La délégation a, le même jour, participé à une réunion avec M. Ian Sinclair, président de la commission mixte des Affaires étrangères, de la défense et du commerce. Plusieurs autres parlementaires ont également participé -entre deux votes en séance publique- à cet échange de vues : Mme Gallus, MM. Dondas, Taylor et Brough.

M. Sinclair et M. Xavier de Villepin, président , ont notamment évoqué, au cours du débat :

- les opérations de maintien de la paix accomplies sous l'égide de l'ONU, notamment en Afrique (Somalie, voire Zaïre) ;

- le déroulement du processus des accords de Matignon en Nouvelle-Calédonie ;

- et, plus généralement, les évolutions dans la zone Pacifique, notamment à Hong-Kong.

En réponse à M. André Rouvière, le président Sinclair a également précisé le fonctionnement et les méthodes de travail de la commission mixte qui dispose notamment de quatre sous-comités dont les travaux débouchent sur des recommandations faites au gouvernement australien.

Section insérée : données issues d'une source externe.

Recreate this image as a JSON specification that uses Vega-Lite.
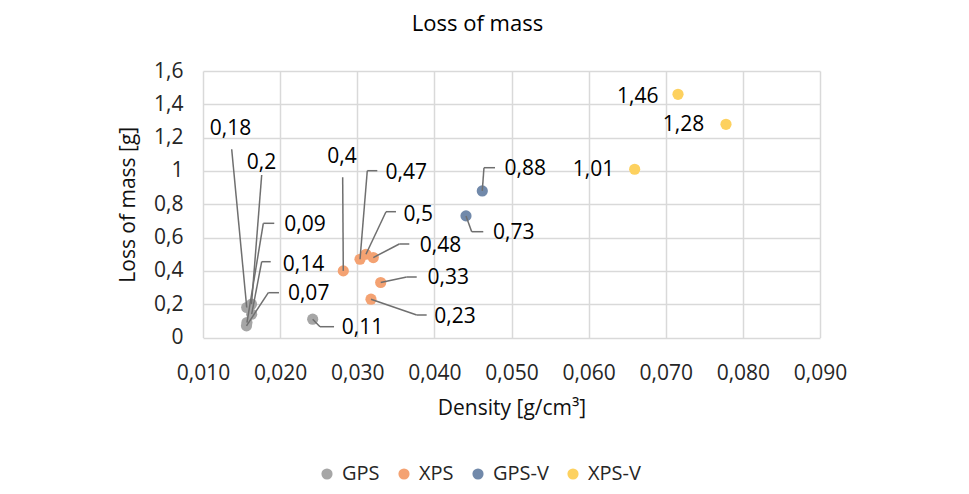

c) Les autres contacts avec les parlementaires australiens

Le séjour de votre délégation au Parlement de Canberra lui a donné l'occasion de divers autres contacts avec les parlementaires australiens :

- elle a participé le 12 février à un déjeuner avec les membres du groupe d'amitié interparlementaire France-Australie, présidé par le sénateur Paul Calvert, qui fut l'occasion d'échanges de vues particulièrement francs et cordiaux avec les parlementaires australiens, portant notamment sur les relations bilatérales, la francophonie, les relations entre l'Union européenne et l'Australie, et les perspectives liées à la création de l'euro ;

- elle a assisté aux séances des questions orales, successivement à la Chambre des représentants et au Sénat ; directement inspirées du " question time " britannique, ces séances se déroulent à la Chambre des représentants en présence du Premier ministre, des membres du gouvernement et de ceux du " cabinet fantôme " et donnent lieu à des échanges extrêmement brefs, vifs parfois violents ; la sérénité des débats est apparue à votre délégation beaucoup plus grande au Sénat ;

- les membres de la délégation ont enfin participé à l'inauguration de l'exposition photographique sur le Parlement français (Assemblée nationale et Sénat), ouverte le 12 février 1997 dans les locaux du Parlement de Canberra.

6. La réception à l'Ambassade de France, symbole de la " réconciliation " franco-australienne

Première visite d'une délégation parlementaire -ou gouvernementale- française en Australie depuis 1995, le séjour de votre délégation a permis, en quelque sorte, de sceller la " réconciliation " politique entre les deux pays après la crise suscitée par notre ultime campagne d'essais nucléaires.

Les multiples contacts de la délégation ont démontré, dans une atmosphère excellente, toujours cordiale, souvent chaleureuse, la disponibilité de ses interlocuteurs australiens.

C'est ainsi que de très nombreuses personnalités australiennes -trois ministres, les trois chefs d'état-major des armées, de très nombreux parlementaires, journalistes et personnalités diverses- se sont pressés, le 12 février 1997, dans les salons de la résidence de l'Ambassadeur de France à l'occasion de la réception qu'il offrait en l'honneur de la délégation.

S'il est clair que les essais et les questions nucléaires en général n'ont pas disparu des esprits, il est entendu que " la page est aujourd'hui tournée " et que rien ne s'oppose désormais au développement de relations économiques et commerciales fructueuses et à l'approfondissement de relations politiques et culturelles chaleureuses.